= Gallowhill =

Human Settlement in Glasgow, Scotland

Gallowhill is a housing estate in the north east of Paisley, a town in Renfrewshire, Scotland. Its approximate boundaries are formed by the M8 motorway to the north, the A741 Renfrew Rd to the west, to the south the Inverclyde railway line with Arkleston Farm making up the estate's eastern border. The most common types of housing are cottage flats and two storey tenements, although there are some three storey units and terraced housing in addition to two tower blocks (Gallowhill Court and Glencairn Court).

==Education==

There are two primary schools in the area: St Catherine's Primary School and Gallowhill Primary School.

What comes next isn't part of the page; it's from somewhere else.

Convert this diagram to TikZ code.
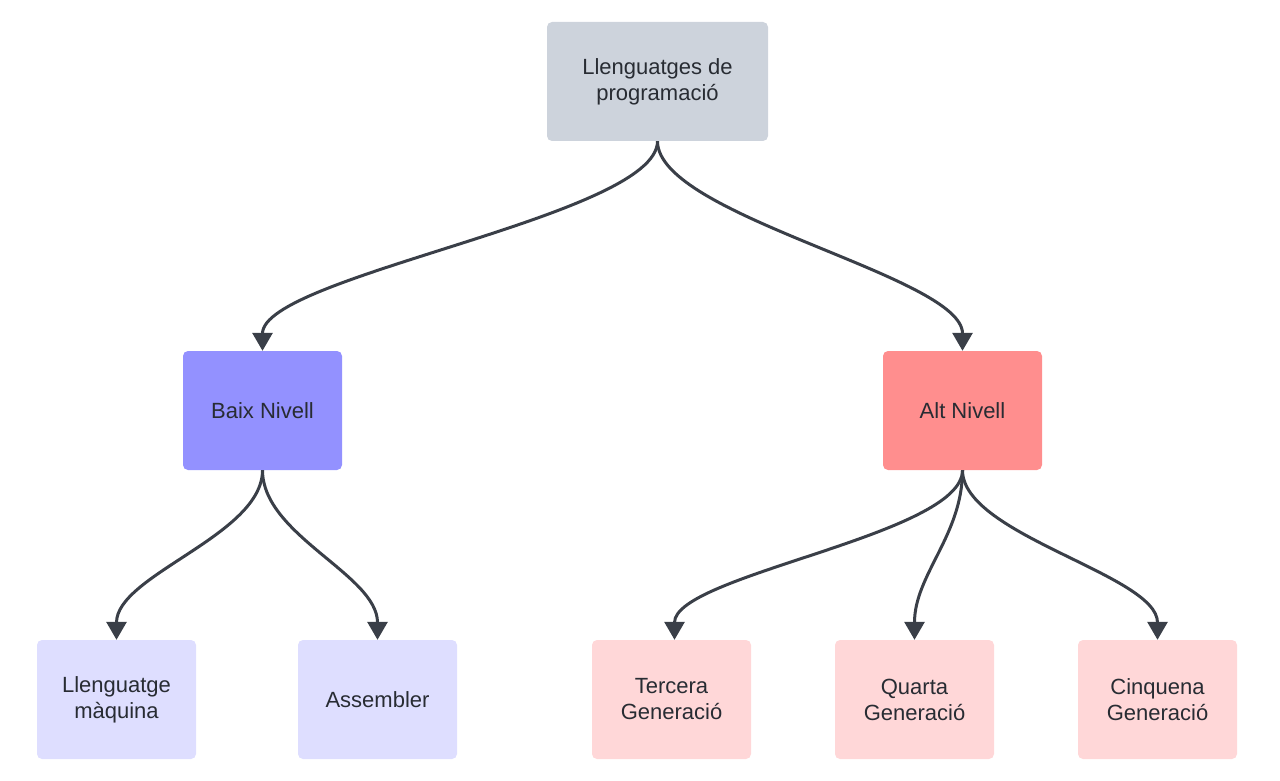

The estate falls within the catchment areas of four secondary schools: Castlehead High, Paisley Grammar School, St Andrew's Academy in Paisley and Trinity High School in Renfrew.

==History==

Before the current housing estate was built, there was a large neo-Gothic mansion called Gallowhill House on the land where Priory Avenue stands today.
The first phase of modern building around Netherhill Rd and Gallowhill Rd was completed in the 1930s. The second phase around Dundonald Rd, Glencairn Rd and Montgomery Rd was constructed in the late 1940s and early 1950s, the third phase of tower blocks in the mid-1960s with the fourth and final phase around Knock Way and Kilwynet Way being completed in the early 1970s. The second phase has seen a depletion of its housing stock with the demolition of the tenement blocks in Dundonald Rd. Otherwise the housing stock remains much as it was at the time of construction.

==Famous people==

Notable former residents of Gallowhill include the actor Gerard Butler, painter Francis Convery, music manager John Reid, folk singer and music manager Danny Kyle, footballer James Grady, actor and musician Tom Urie, and musician Jim Dewar.